Python integers comfortably support values up to $10^{18}$, so there are no overflow concerns. The running time is constant for each test case.
Worked Examples
Example 1
Input:
n = 3
| Step | Value |
|---|---|
| Read n | 3 |
| Check parity | Odd |
| Answer | 1 |
The only valid value is $x=3$. The equation becomes
$$3 + (3 \bmod 3) = 3.$$
No second solution exists because $3/2$ is not an integer.
Example 2
Input:
n = 8
| Step | Value |
|---|---|
| Read n | 8 |
| Check parity | Even |
| Answer | 2 |
The two solutions are:
| x | x mod 8 | x + (x mod 8) |
|---|---|---|
| 4 | 4 | 8 |
| 8 | 0 | 8 |
This example demonstrates the extra solution that appears whenever $n$ is even.
Complexity Analysis
| Measure | Complexity | Explanation |
|---|---|---|
| Time | O(1) per test case | Only a parity check is performed |
| Space | O(1) | No auxiliary data structures are used |
With at most $10^4$ test cases, the total work is tiny. The solution easily fits within the contest limits.
Test Cases
# helper: run solution on input string, return output string
import sys, io
def solve():
input = sys.stdin.readline
t = int(input())
ans = []
for _ in range(t):
n = int(input())
ans.append("2" if n % 2 == 0 else "1")
sys.stdout.write("\n".join(ans))
def run(inp: str) -> str:
backup_stdin = sys.stdin
backup_stdout = sys.stdout
sys.stdin = io.StringIO(inp)
out = io.StringIO()
sys.stdout = out
solve()
sys.stdin = backup_stdin
sys.stdout = backup_stdout
return out.getvalue()
# provided sample
assert run("2\n1\n3\n") == "1\n1"
# minimum value
assert run("1\n1\n") == "1"
# smallest even number
assert run("1\n2\n") == "2"
# large odd value
assert run("1\n999999999999999999\n") == "1"
# large even value
assert run("1\n1000000000000000000\n") == "2"

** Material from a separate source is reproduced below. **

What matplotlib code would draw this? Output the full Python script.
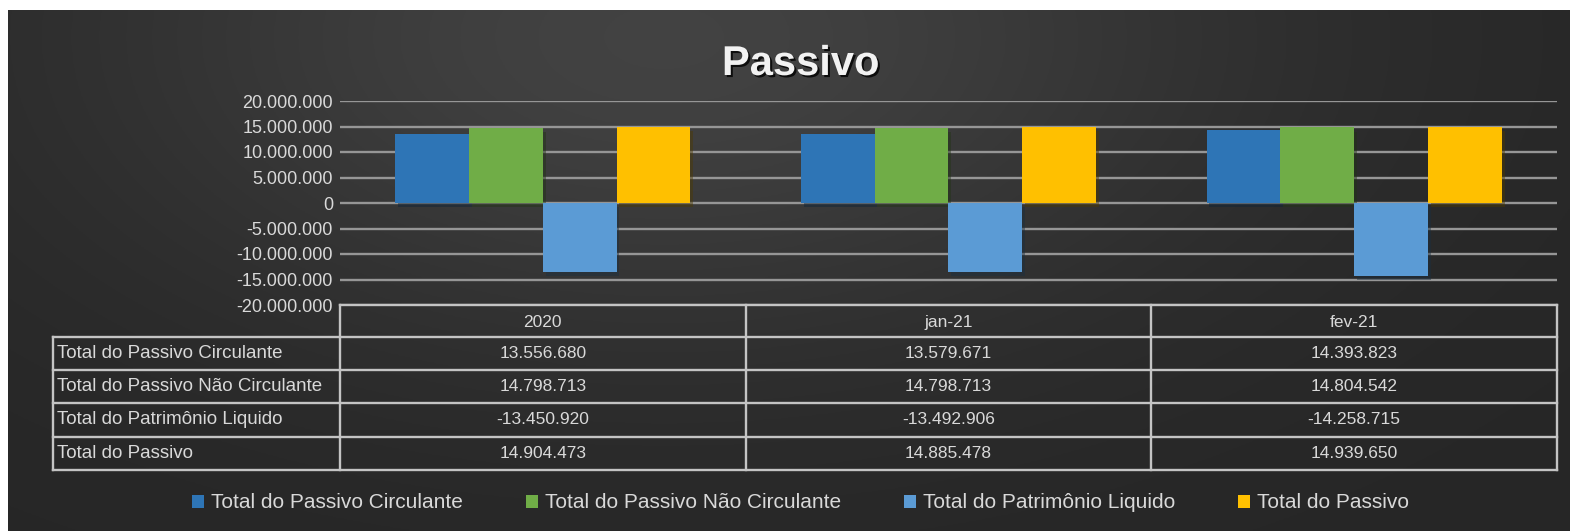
import matplotlib.pyplot as plt
import matplotlib.patheffects as pe
from matplotlib.patches import Patch
from matplotlib.transforms import blended_transform_factory
import numpy as np

plt.rcParams['font.family'] = ['Liberation Sans', 'DejaVu Sans']

periodos = ['2020', 'jan-21', 'fev-21']
series = ['Total do Passivo Circulante', 'Total do Passivo Não Circulante',
          'Total do Patrimônio Liquido', 'Total do Passivo']
passivo_circulante = [13556680, 13579671, 14393823]
passivo_nao_circulante = [14798713, 14798713, 14804542]
patrimonio_liquido = [-13450920, -13492906, -14258715]
total_passivo = [14904473, 14885478, 14939650]
valores = [passivo_circulante, passivo_nao_circulante, patrimonio_liquido, total_passivo]
cores = ['#2E75B6', '#70AD47', '#5B9BD5', '#FFC000']
yticks = np.arange(-20000000, 20000001, 5000000)

TXT = '#d9d9d9'
GRID = '#969696'


def fmt(v):
    return format(int(v), ',').replace(',', '.')


W, H = 1570, 531
fig = plt.figure(figsize=(W / 100, H / 100), dpi=100)
fig.patch.set_facecolor('white')

# fundo escuro com brilho no alto
bg = fig.add_axes([8 / W, 0, 1 - 8 / W, 1 - 10 / H])
yy, xx = np.mgrid[0:1:200j, 0:1:600j]
d = np.sqrt(((xx - 0.42) * 1.6) ** 2 + ((yy - 0.05) * 1.0) ** 2)
lum = 0.15 + 0.11 * np.exp(-d ** 2 / 0.35)
bg.imshow(np.dstack([lum, lum, lum]), aspect='auto', extent=[0, 1, 0, 1], origin='upper')
bg.axis('off')

px = lambda v: v / W
py = lambda v: 1 - v / H
ax = fig.add_axes([px(340), py(305), px(1557) - px(340), py(101) - py(305)])
ax.set_facecolor('none')

x = np.arange(len(periodos))
larg = 0.182
for i, (nome, vals, cor) in enumerate(zip(series, valores, cores)):
    ax.bar(x + (i - 1.5) * larg, vals, larg, color=cor, zorder=3,
           path_effects=[pe.SimplePatchShadow(offset=(2, -3), alpha=0.45), pe.Normal()])

ax.set_xlim(-0.5, len(periodos) - 0.5)
ax.set_ylim(-20000000, 20000000)
ax.set_yticks(yticks)
ax.set_yticklabels([fmt(v) for v in yticks], color=TXT, fontsize=13)
ax.tick_params(axis='y', length=0, pad=5)
ax.set_xticks([])
for s in ax.spines.values():
    s.set_visible(False)
ax.grid(axis='y', color=GRID, lw=1.7, zorder=0)

# tabela de dados
tr = blended_transform_factory(ax.transData, ax.transAxes)
ah = 204.0
row_h = 33.2 / ah
lab_x0 = (53 - 340) / (1557 - 340) * 3 - 0.5  # em unidades de dados
LC = '#c4c4c4'
lw = 1.7
n = len(series)
y_top = 0
y_head = -32 / ah
y_rows = [y_head - row_h * k for k in range(n + 1)]

ax.plot([-0.5, 2.5], [y_top, y_top], transform=tr, color=LC, lw=lw, clip_on=False)
for yv in y_rows:
    ax.plot([lab_x0, 2.5], [yv, yv], transform=tr, color=LC, lw=lw, clip_on=False)
for xv in [-0.5, 0.5, 1.5, 2.5]:
    ax.plot([xv, xv], [y_top, y_rows[-1]], transform=tr, color=LC, lw=lw, clip_on=False)
ax.plot([lab_x0, lab_x0], [y_head, y_rows[-1]], transform=tr, color=LC, lw=lw, clip_on=False)

for j, p in enumerate(periodos):
    ax.text(j, y_head / 2 - 0.008, p, transform=tr, ha='center', va='center', color=TXT, fontsize=12.5)
for k, (nome, vals) in enumerate(zip(series, valores)):
    yc = y_head - row_h * (k + 0.5)
    ax.text(lab_x0 + 0.01, yc, nome, transform=tr, ha='left', va='center', color=TXT, fontsize=13.5)
    for j, v in enumerate(vals):
        ax.text(j, yc, fmt(v), transform=tr, ha='center', va='center', color=TXT, fontsize=12.5)

# legenda
handles = [Patch(facecolor=c, edgecolor='none') for c in cores]
leg = fig.legend(handles, series, loc='center', bbox_to_anchor=(0.51, py(503)), ncol=4,
                 frameon=False, fontsize=15, handlelength=0.58, handleheight=0.58,
                 handletextpad=0.35, columnspacing=3.0)
for t in leg.get_texts():
    t.set_color(TXT)

fig.text(0.51, py(64), 'Passivo', ha='center', va='center', color='#f2f2f2',
         fontsize=30, fontweight='bold',
         path_effects=[pe.withSimplePatchShadow(offset=(1.5, -1.5), shadow_rgbFace='black', alpha=0.8)])

fig.savefig('out.png', dpi=100, facecolor=fig.get_facecolor())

| Test input | Expected output | What it validates |
|---|---|---|
1 / 1 |
1 |
Minimum input |
1 / 2 |
2 |
First even number |
1 / 999999999999999999 |
1 |
Large odd value |
1 / 1000000000000000000 |
2 |
Large even value |
| Sample input | 1 1 |
Matches statement examples |
Edge Cases
Consider:
1
2
The algorithm detects that 2 is even and outputs 2.
The two solutions are:
x = 1
x = 2
A solution that only checks $x=n$ would incorrectly return 1.
Now consider:
1
3
The algorithm detects that 3 is odd and outputs 1.
Using the derived equation
$$qn + 2r = n,$$
the case $q=0$ would require $2r=3$, which has no integer solution. Only $x=3$ remains.
Finally, consider:
1
1
The algorithm outputs 1.
Indeed,
$$1 + (1 \bmod 1) = 1.$$
The even-number branch is not triggered, so the smallest input is handled correctly.